A comida era bem variada, mas sempre tinha dal bhat (arroz e lentilha) acompanhado de verduras cozidas e outras comidas típicas (chapati, momo, por exemplo). Sempre com um tempero bem forte. Como a vaca é considerada um animal sagrado, só se come carne de galinha e de búfalo.

A religião predominante no Nepal é o hinduísmo, o que faz com que o país seja cheio de festivais. Um dos que vivenciei se chama Teej. É um festival para mulheres. Nesse dia, elas fazem jejum, vestem sáris vermelhos e dançam em frente ao templo. Tudo isso para que seus maridos tenham vida longa. No hospital, as enfermeiras me vestiram com um sári e colocaram um adesivo vermelho em minha testa, que simboliza o terceiro olho. Me senti um pouco nepalesa.

No hospital, eu era responsável pelo setor de emergência e pelos pacientes internados na enfermaria. Pela manhã, sempre fazia uma visita à enfermaria e via todos os pacientes clínicos que chegavam na sala de emergência. À tarde, fazia treinamentos para as enfermeiras e o médico local, além de continuar o suporte aos pacientes das enfermarias e emergência. A cada cinco dias, ficava de sobreaviso à noite para atender os casos mais graves.

Um dia bem marcante foi a chegada do paciente Dev Raj, de dois anos, que foi internado no hospital por pneumonia. O pai dele me contou que tem seis filhas e que Dev Raj é o único filho homem, e também o mais novo. Na cultura nepalesa, filho do sexo masculino é muito importante, pois são eles que cuidam dos pais na velhice.

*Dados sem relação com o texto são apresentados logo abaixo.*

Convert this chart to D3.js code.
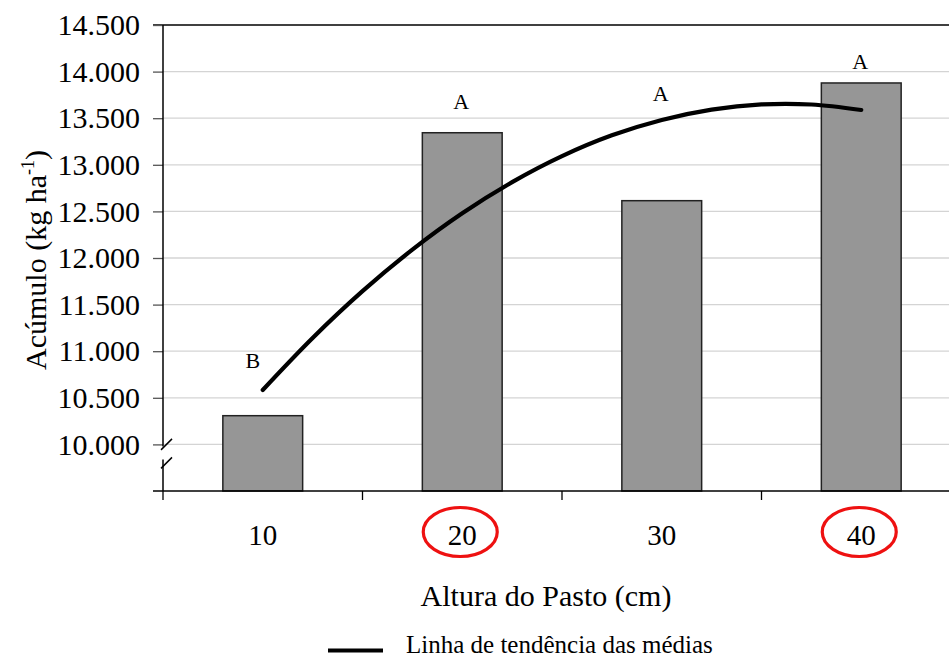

Ao examinar a criança, percebi que a condição dele era bem grave. Sua respiração estava muito rápida e o nível de oxigênio no sangue muito baixo, além de estar bem fraco e não conseguir se alimentar. Conversei com os pais sobre a possibilidade de transferir o paciente para Katmandu, pois havia um risco de o quadro se agravar e precisar de recursos não disponíveis no interior. O pai ouviu atentamente e me disse: “Doutora, sou muito pobre” (em Katmandu, os serviços de saúde são pagos, enquanto no hospital de MSF todos os serviços ofertados são gratuitos). Respirei fundo, comovida, e respondi: “Tudo bem, vamos mantê-lo aqui e fazer tudo o que for possível”.

Iniciamos antibiótico, hidratação na veia, fizemos vários aerossóis (nebulizações) e administramos oxigênio. Passei a noite no hospital, angustiada com a possibilidade de perder esse paciente. Para minha felicidade, e, principalmente, dos pais, após um dia de tratamento e cuidados intensos, Dev Raj começou a se recuperar. Voltou a falar e a se alimentar, foi aos poucos deixando de precisar de oxigênio e, após uma semana, estava completamente curado. O pai estava radiante e a mãe me deu uma goiaba como forma de agradecimento. Toda a equipe ficou bem feliz com esse desfecho.

Ao final de minha participação no projeto, em outubro, percebi que um dos nossos grandes papéis no Nepal é ser exemplo para os profissionais locais. Exemplo de dedicação, compromisso e de como cuidar melhor dos pacientes. Após dois meses, consegui perceber o quanto a maioria dos profissionais de saúde nepaleses que trabalhavam conosco aprenderam e se sentiram motivados pelo trabalho humanitário.